We have a tradition in our house that on your birthday you get to pick whatever you want for dinner. My youngest daughter always chooses dessert for dinner, like cinnamon roll pancakes. My second oldest son chose a Thanksgiving dinner one year for his birthday dinner, even though he was born within a week of Thanksgiving. He was like 7 at the time, so my wife obliged him and made it for him. The funny thing about that dinner was his birthday landed on Ninja Ramirez’s official visit. For those of you who don’t know, Ninja is widely considered the best woman’s soccer player in Minot State history and the best player in the Northern Sun’s history. So, she came to our house for dinner and was super impressed with my wife going all out. She thought it was all being done for her. Who knows maybe she came to Minot State because of my son’s choice for dinner?

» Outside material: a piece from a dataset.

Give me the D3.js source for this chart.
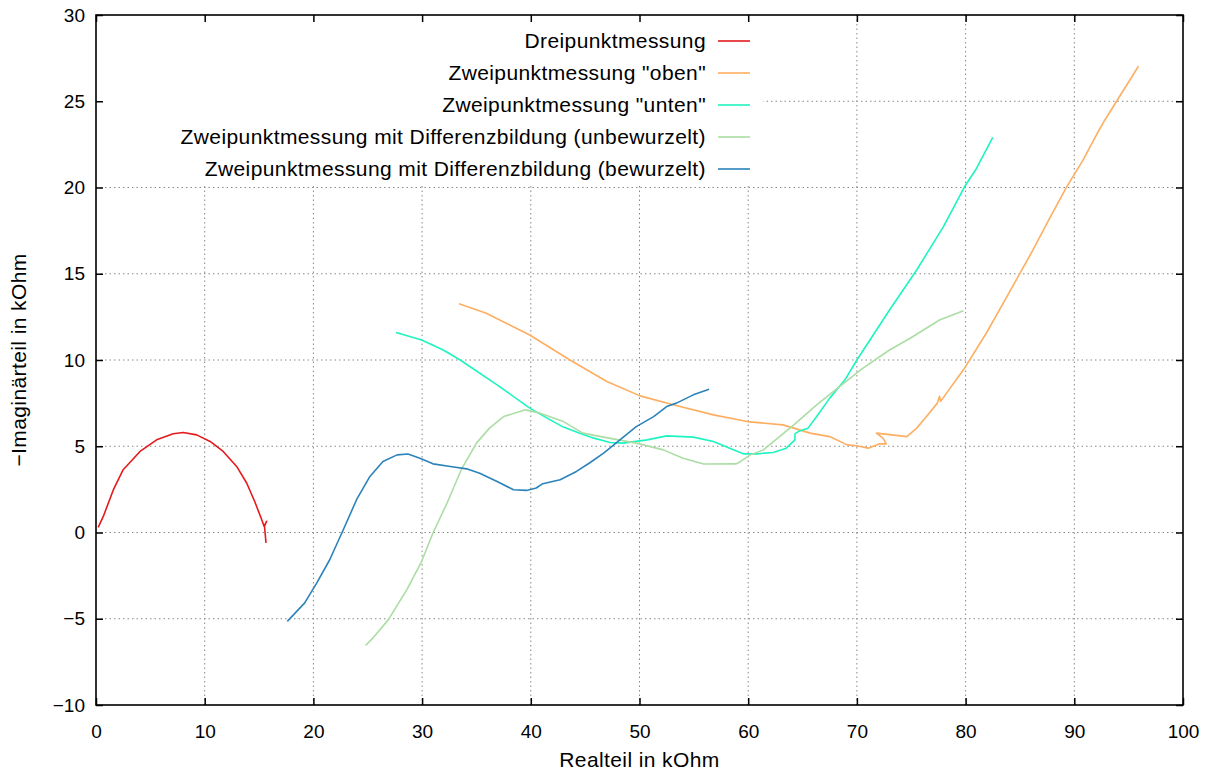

I am so thankful for all my Thanksgiving Day memories. This past year I got sick with COVID, and it changed my perspective on life. I wish I had not taken those memories for granted at the time. I miss my friends from my childhood and the members of the community which helped raise me. The phrase “it takes a village” must have been coined about me. I do believe the people of Herald, California, loved me and helped shape me into who I am. I miss my grandparents but am thankful for the legacy they have left behind: the tireless work ethic that my papa passed to my father and now to me. I remember my papa’s last moments on Earth, he told my nana, “I’m sorry for being such a burden all these years, I’m sorry you had to take care of me.” She responded with, “It has been an honor.” I hope that I will be a fraction of the man he was. I am thankful for the lessons he taught me, and I wish I would have listened to more of them. I am thankful for my parents and all that they sacrificed for me. My mother has taught me to be loyal and love unconditionally, my father has taught me discipline, work ethic, and to show up. I wish that I would have listened more and was better prepared to be a husband and father. I am thankful for my kiddos, and I hope to enjoy many Thanksgivings with them and in the VERY not near future with my grandkids. Most of all I am thankful for my wife, just thankful there is someone willing to be my wife! Just kidding. Kind of. But thankful for all the hours of love she puts into our marriage and into raising our children. I always say it’s a war between me and my kids for time with my wife. She balances the time for us all so well. I fear she leaves time for herself out.